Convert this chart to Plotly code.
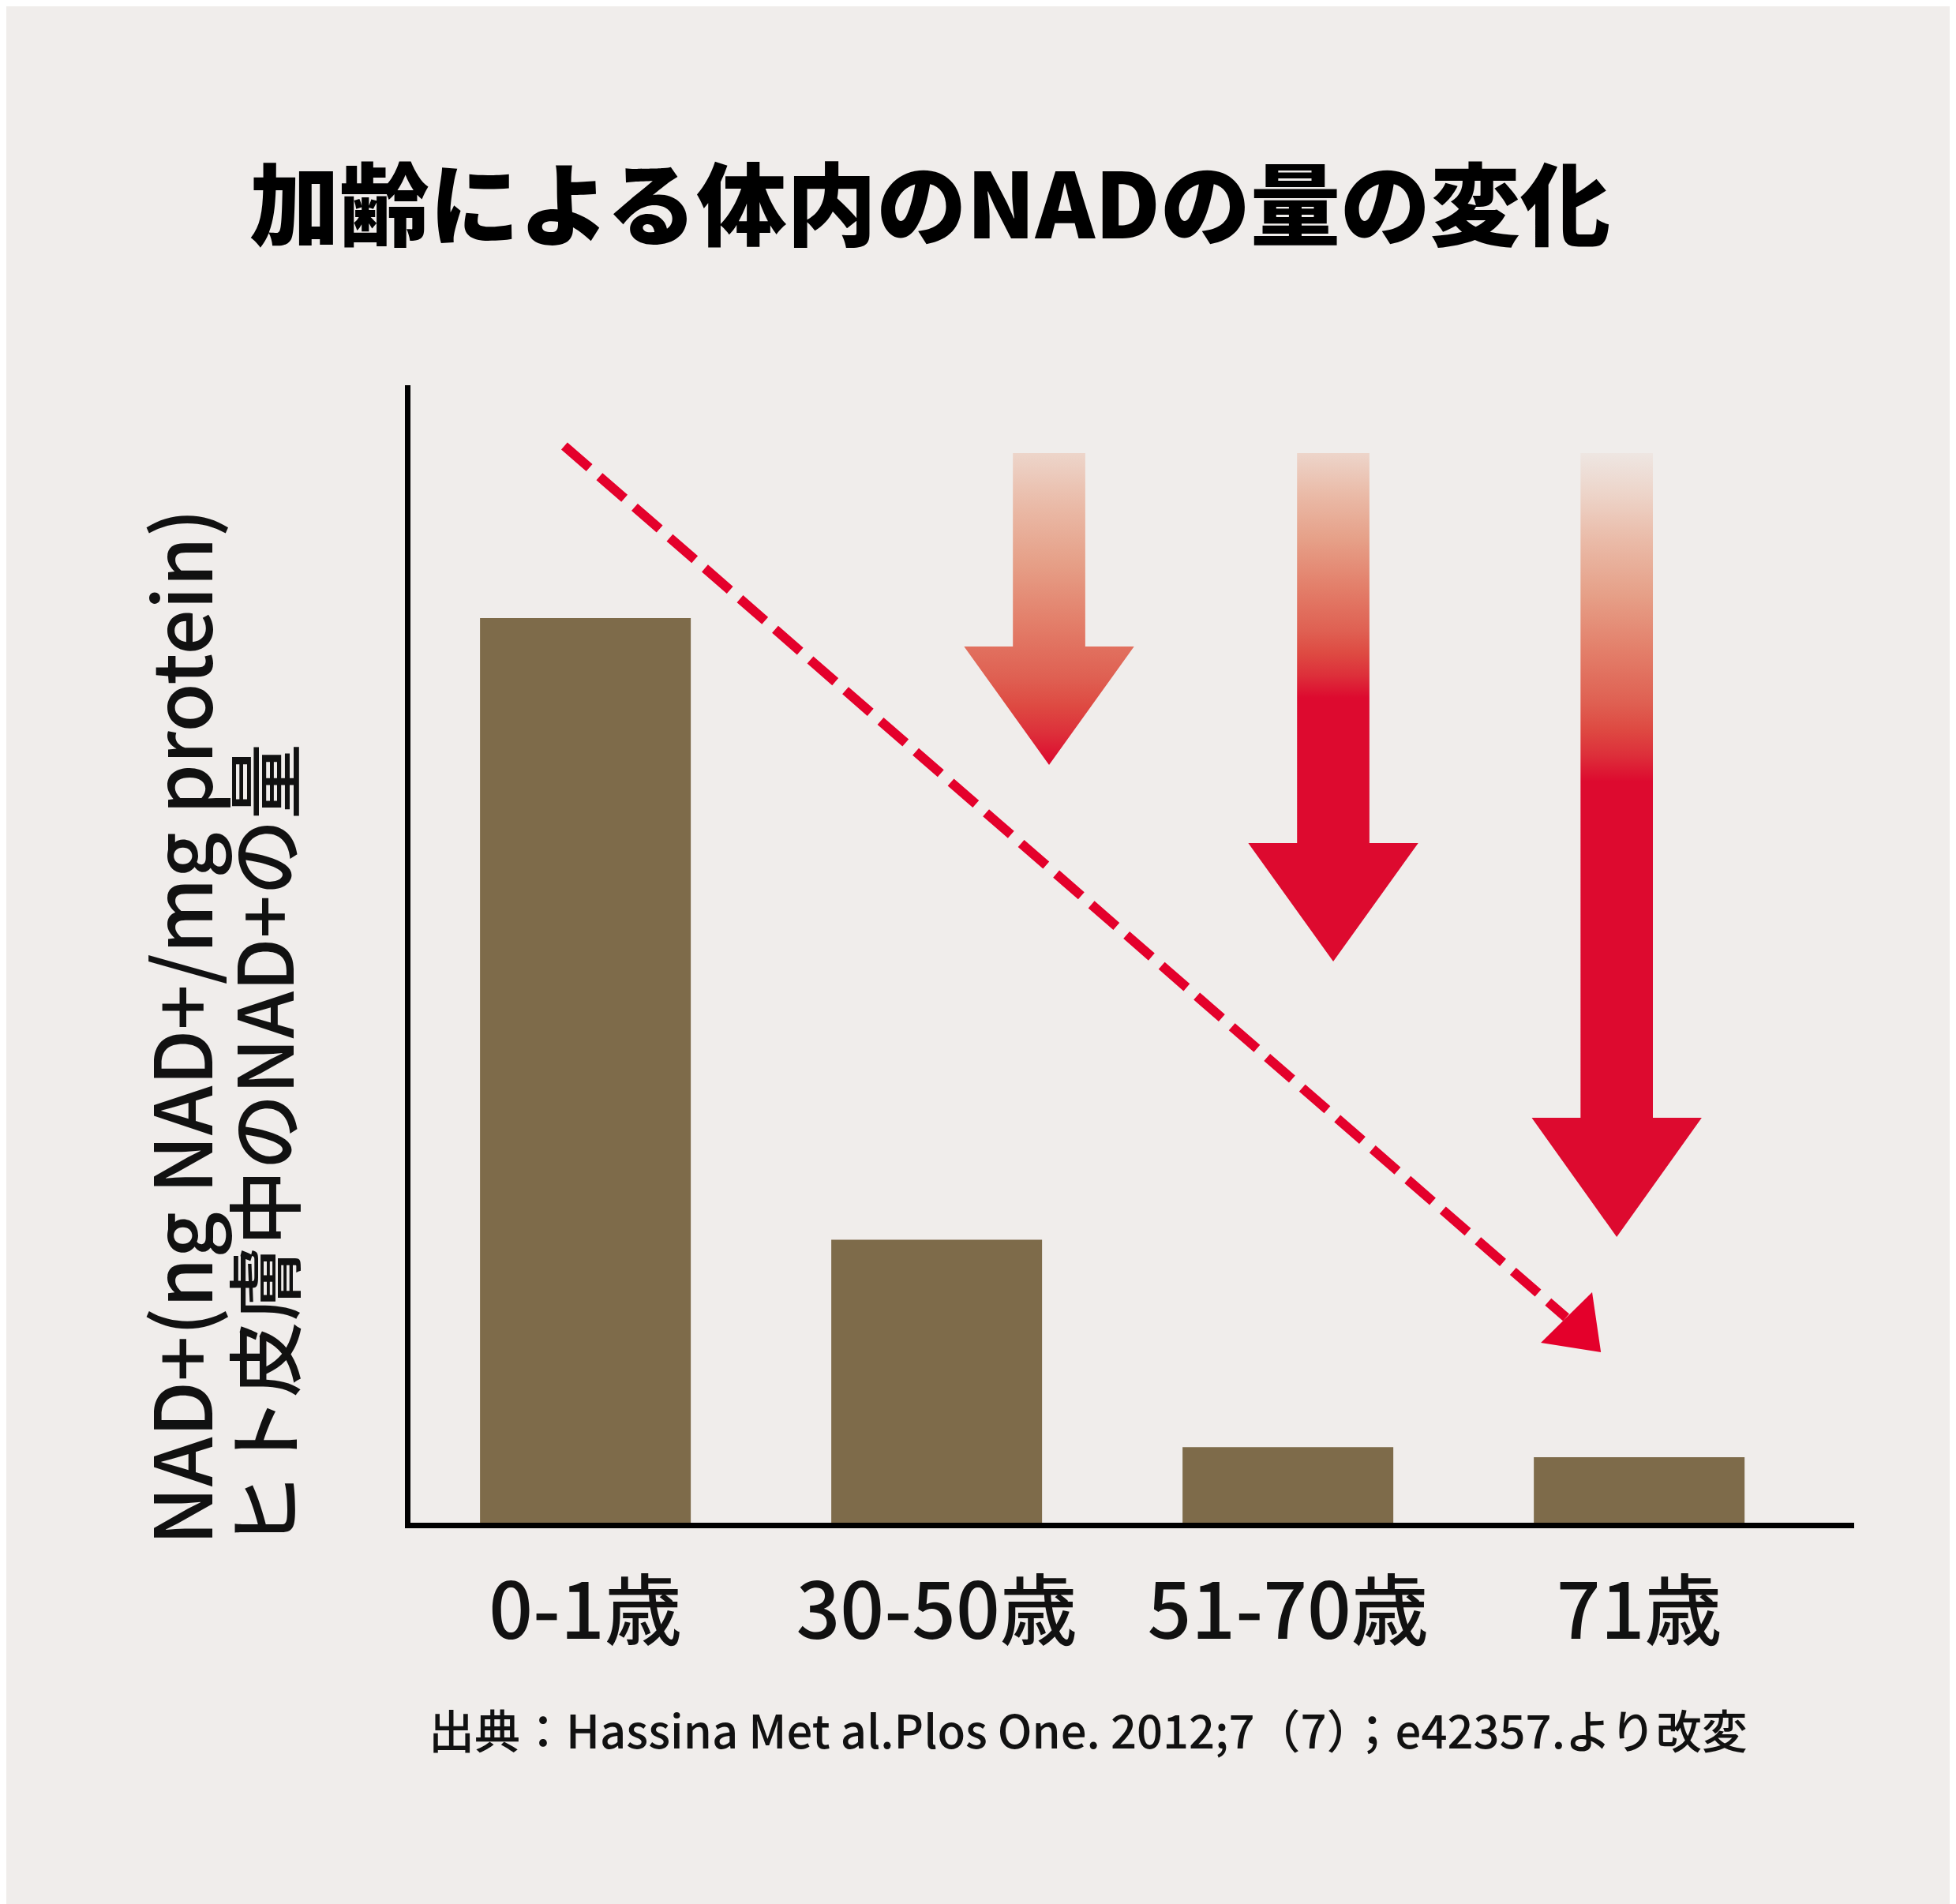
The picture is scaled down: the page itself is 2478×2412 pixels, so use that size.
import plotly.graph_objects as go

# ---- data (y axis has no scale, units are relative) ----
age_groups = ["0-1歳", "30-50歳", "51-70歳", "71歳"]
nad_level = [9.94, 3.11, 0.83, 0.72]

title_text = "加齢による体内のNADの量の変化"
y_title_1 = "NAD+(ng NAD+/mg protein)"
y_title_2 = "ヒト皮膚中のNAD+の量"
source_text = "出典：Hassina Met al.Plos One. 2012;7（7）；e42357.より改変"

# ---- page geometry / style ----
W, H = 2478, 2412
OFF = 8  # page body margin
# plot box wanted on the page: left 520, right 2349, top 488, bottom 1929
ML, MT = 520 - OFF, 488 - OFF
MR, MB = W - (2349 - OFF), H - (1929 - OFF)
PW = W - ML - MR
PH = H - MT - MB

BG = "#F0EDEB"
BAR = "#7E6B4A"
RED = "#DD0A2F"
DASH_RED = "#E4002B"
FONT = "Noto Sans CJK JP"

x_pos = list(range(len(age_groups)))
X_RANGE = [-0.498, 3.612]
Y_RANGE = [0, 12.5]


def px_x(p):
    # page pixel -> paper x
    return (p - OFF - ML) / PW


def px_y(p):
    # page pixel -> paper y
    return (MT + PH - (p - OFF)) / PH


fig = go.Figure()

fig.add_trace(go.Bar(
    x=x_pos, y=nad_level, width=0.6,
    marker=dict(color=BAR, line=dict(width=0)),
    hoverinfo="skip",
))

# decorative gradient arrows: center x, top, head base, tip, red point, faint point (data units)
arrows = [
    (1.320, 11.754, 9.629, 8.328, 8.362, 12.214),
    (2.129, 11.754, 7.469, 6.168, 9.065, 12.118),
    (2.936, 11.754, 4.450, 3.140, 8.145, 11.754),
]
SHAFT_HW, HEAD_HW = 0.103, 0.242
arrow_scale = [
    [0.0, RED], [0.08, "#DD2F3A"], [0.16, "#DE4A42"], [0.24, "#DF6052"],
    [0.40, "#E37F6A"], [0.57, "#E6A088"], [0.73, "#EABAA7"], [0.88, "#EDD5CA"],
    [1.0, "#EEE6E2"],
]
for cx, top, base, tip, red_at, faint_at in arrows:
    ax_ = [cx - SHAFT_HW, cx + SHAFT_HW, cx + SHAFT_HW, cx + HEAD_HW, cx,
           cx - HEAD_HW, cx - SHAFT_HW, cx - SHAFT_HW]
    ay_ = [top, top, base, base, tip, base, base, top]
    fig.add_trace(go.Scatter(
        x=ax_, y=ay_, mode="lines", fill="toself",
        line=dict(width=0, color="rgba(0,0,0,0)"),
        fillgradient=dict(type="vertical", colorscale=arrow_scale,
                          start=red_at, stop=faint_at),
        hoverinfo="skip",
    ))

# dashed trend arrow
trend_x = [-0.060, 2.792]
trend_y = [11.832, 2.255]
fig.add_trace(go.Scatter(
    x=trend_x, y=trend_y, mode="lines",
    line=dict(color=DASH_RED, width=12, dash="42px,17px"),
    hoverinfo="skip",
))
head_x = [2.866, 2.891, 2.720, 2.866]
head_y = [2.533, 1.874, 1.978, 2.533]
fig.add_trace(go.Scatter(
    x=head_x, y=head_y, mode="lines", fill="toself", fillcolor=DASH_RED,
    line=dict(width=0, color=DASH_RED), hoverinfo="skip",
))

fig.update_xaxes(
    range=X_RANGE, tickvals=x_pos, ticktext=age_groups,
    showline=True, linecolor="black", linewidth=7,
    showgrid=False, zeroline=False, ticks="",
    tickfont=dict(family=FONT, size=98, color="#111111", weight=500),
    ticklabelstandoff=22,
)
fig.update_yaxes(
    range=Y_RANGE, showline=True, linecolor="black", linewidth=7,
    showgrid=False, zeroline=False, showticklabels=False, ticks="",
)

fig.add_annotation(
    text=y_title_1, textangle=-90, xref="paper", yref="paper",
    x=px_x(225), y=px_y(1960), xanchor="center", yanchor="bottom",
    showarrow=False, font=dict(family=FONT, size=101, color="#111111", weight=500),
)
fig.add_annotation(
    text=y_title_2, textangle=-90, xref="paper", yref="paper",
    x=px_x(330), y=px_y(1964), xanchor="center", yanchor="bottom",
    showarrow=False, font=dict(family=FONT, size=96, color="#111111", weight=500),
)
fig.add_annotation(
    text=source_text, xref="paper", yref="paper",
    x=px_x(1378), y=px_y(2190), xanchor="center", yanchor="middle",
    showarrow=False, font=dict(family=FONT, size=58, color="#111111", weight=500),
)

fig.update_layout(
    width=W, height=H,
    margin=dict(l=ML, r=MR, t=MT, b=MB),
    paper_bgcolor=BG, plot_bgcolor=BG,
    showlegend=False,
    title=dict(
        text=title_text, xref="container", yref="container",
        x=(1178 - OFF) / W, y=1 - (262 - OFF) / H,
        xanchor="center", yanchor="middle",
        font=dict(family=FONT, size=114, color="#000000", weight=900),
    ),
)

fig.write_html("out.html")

--

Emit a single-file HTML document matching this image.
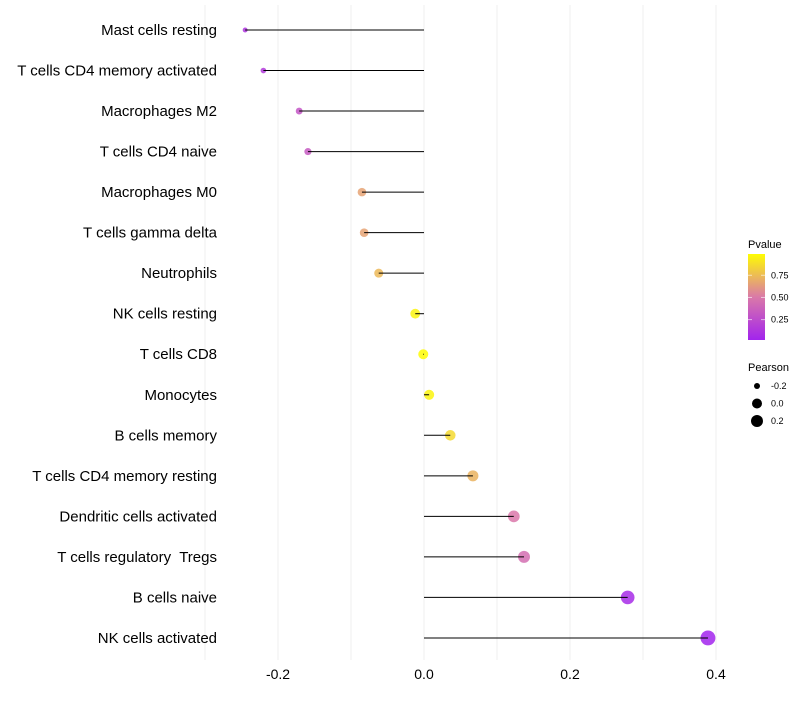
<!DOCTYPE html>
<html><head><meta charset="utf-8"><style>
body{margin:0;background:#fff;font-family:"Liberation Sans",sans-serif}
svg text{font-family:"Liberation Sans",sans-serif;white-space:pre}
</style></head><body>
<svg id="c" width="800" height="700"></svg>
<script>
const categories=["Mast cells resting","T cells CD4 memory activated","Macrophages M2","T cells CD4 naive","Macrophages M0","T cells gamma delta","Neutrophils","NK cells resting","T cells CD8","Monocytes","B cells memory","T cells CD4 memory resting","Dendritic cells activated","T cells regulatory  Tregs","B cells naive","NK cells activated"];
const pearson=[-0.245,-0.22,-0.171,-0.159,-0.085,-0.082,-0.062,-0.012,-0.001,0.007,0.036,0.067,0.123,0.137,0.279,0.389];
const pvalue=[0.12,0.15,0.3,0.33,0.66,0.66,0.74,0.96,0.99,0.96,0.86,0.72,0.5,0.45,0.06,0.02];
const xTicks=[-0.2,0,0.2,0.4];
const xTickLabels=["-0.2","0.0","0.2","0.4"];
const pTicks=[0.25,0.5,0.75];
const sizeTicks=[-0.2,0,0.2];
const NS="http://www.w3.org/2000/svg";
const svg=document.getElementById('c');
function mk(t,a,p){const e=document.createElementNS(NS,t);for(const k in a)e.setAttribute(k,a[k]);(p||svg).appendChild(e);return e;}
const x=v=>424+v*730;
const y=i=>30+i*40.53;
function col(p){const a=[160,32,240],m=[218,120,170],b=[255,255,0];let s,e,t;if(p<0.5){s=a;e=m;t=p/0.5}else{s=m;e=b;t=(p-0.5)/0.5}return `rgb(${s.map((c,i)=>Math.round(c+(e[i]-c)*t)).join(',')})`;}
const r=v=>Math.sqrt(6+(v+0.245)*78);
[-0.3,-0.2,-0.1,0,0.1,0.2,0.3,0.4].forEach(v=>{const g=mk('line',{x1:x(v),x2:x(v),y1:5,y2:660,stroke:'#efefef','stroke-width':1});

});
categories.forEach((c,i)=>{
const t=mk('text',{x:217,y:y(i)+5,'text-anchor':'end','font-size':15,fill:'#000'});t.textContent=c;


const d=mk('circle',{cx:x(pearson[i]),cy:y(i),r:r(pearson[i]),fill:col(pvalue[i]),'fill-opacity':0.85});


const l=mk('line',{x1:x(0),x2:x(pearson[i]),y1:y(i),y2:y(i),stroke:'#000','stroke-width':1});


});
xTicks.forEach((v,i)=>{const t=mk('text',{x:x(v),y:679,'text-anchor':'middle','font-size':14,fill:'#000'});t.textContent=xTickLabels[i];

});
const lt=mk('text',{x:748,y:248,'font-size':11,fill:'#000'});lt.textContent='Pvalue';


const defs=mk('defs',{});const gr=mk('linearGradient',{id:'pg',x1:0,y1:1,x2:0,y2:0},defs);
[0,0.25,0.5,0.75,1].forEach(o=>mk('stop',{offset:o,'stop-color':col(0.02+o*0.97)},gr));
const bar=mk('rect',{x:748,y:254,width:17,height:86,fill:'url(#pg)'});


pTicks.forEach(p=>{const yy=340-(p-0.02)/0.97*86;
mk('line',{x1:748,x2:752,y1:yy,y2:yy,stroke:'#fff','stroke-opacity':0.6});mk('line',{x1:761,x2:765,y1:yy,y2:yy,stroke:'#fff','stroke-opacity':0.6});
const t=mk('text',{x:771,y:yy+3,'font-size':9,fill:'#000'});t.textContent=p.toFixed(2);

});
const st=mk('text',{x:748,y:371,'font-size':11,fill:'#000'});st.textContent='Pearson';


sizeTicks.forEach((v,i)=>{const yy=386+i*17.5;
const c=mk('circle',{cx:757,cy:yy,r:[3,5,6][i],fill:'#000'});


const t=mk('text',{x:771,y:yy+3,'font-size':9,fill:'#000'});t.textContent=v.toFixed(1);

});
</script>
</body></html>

**Directions for this task**
The lines to transcribe begin at the line with "The picture is" and end at the line with "fig = go.Figure()"; copy them exactly, both ends included.

**Correct response**
The picture is scaled down: the page itself is 2478×2412 pixels, so use that size.
import plotly.graph_objects as go

# ---- data (y axis has no scale, units are relative) ----
age_groups = ["0-1歳", "30-50歳", "51-70歳", "71歳"]
nad_level = [9.94, 3.11, 0.83, 0.72]

title_text = "加齢による体内のNADの量の変化"
y_title_1 = "NAD+(ng NAD+/mg protein)"
y_title_2 = "ヒト皮膚中のNAD+の量"
source_text = "出典：Hassina Met al.Plos One. 2012;7（7）；e42357.より改変"

# ---- page geometry / style ----
W, H = 2478, 2412
OFF = 8  # page body margin
# plot box wanted on the page: left 520, right 2349, top 488, bottom 1929
ML, MT = 520 - OFF, 488 - OFF
MR, MB = W - (2349 - OFF), H - (1929 - OFF)
PW = W - ML - MR
PH = H - MT - MB

BG = "#F0EDEB"
BAR = "#7E6B4A"
RED = "#DD0A2F"
DASH_RED = "#E4002B"
FONT = "Noto Sans CJK JP"

x_pos = list(range(len(age_groups)))
X_RANGE = [-0.498, 3.612]
Y_RANGE = [0, 12.5]


def px_x(p):
    # page pixel -> paper x
    return (p - OFF - ML) / PW


def px_y(p):
    # page pixel -> paper y
    return (MT + PH - (p - OFF)) / PH


fig = go.Figure()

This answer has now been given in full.